What is expected
Wherever the word "this" shows up in a line, please copy that line.

Record list
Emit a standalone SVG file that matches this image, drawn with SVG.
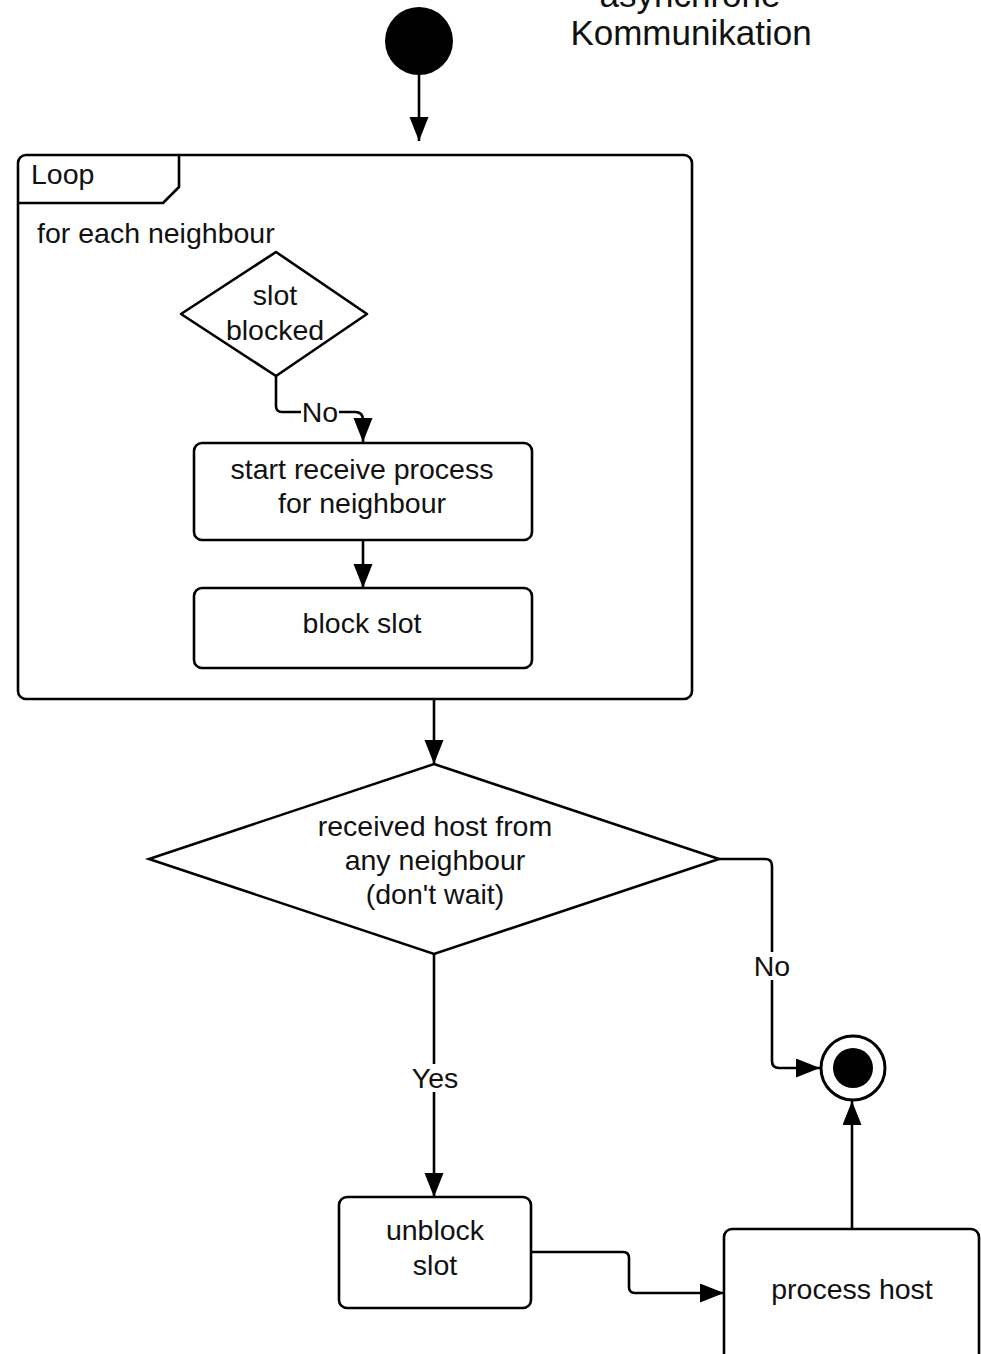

--

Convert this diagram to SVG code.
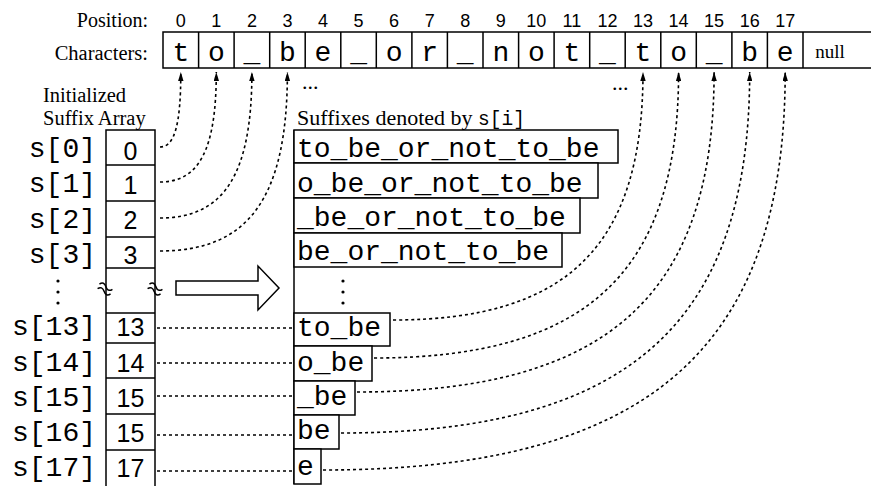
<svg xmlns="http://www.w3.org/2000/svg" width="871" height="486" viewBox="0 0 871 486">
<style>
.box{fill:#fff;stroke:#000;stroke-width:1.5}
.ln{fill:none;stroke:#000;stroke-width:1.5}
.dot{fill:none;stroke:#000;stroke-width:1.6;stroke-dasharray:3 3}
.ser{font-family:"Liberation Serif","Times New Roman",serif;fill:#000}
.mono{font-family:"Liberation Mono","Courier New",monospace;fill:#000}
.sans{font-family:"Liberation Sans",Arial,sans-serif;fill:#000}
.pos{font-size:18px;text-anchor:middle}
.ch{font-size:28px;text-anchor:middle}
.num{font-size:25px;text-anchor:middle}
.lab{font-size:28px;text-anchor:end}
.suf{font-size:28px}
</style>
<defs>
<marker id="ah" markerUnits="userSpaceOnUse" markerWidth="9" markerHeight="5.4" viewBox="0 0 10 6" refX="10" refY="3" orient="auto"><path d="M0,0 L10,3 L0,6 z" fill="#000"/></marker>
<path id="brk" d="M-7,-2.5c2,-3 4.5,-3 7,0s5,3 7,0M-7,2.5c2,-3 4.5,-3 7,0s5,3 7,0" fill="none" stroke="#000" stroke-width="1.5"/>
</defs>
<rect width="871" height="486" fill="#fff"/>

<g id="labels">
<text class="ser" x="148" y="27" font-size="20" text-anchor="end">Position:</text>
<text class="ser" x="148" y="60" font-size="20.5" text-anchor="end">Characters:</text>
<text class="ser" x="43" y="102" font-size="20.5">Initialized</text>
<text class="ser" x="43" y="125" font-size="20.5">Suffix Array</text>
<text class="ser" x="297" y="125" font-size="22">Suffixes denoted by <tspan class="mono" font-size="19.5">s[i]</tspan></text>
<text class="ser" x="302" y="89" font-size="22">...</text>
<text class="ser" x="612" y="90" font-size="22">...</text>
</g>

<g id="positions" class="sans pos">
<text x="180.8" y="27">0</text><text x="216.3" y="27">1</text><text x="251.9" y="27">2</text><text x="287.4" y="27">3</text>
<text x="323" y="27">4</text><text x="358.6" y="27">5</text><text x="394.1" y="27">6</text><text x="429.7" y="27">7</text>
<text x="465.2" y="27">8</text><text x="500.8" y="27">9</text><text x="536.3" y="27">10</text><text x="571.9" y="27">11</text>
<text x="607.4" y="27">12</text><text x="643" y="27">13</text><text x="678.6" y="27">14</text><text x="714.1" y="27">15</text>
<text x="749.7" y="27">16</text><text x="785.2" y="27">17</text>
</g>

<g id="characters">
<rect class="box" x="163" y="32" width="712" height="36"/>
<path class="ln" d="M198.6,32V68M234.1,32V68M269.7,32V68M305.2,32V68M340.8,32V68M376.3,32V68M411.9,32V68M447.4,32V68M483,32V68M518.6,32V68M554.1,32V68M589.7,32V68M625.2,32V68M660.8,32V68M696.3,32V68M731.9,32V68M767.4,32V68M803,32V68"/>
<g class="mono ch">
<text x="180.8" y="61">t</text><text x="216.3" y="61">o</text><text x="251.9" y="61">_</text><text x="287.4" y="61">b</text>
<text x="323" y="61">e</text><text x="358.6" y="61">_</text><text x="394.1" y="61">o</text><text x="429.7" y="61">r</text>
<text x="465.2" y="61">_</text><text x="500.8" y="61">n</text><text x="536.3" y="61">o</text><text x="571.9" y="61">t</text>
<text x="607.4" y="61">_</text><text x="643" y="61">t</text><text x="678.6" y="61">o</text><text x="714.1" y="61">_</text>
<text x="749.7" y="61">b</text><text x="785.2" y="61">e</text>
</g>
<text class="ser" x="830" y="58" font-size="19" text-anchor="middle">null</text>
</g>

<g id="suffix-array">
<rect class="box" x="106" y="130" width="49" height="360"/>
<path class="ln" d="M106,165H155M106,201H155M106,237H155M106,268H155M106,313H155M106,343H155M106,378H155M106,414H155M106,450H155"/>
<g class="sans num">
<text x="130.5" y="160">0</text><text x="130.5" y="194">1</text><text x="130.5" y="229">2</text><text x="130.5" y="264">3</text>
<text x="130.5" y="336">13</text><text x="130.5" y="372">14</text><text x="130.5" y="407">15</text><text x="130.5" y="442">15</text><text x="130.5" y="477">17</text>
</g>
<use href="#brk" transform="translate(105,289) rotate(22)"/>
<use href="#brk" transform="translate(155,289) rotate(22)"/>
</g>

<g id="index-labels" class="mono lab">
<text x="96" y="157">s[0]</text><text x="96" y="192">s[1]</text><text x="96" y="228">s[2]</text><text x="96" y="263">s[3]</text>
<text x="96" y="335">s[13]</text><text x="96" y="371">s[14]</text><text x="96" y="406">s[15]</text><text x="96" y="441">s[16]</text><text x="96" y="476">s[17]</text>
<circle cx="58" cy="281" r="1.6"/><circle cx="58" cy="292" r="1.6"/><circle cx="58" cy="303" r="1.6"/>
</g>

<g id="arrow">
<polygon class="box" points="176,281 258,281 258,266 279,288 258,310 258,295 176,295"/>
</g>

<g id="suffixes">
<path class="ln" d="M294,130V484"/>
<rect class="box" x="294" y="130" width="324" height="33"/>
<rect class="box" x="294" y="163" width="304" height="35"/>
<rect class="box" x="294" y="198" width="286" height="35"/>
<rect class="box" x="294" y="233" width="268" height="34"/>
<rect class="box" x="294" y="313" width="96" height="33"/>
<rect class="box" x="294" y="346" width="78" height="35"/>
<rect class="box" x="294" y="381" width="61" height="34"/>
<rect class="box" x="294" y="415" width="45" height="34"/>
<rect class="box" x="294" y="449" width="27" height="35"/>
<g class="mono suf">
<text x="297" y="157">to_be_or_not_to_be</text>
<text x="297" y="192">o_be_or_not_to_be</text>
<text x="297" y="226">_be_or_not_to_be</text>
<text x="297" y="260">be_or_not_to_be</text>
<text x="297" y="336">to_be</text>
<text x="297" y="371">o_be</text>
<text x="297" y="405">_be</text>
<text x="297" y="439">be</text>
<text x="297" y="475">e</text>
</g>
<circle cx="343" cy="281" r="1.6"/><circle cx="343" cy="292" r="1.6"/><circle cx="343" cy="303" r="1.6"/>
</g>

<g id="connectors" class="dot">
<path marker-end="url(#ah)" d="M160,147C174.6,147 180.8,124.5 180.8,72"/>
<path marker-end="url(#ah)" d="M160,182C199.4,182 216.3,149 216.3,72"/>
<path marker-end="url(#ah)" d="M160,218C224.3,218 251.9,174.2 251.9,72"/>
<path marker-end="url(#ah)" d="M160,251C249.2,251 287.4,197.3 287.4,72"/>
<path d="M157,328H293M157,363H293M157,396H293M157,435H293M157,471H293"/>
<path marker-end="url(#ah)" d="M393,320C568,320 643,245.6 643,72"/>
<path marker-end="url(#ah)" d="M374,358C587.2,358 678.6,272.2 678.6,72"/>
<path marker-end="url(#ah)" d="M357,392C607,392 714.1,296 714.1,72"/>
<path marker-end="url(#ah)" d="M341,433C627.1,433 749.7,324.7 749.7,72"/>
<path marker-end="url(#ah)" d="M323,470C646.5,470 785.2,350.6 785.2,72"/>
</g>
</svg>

Complete response
Emit a standalone SVG file that matches this image, drawn with SVG.
Convert this diagram to SVG code.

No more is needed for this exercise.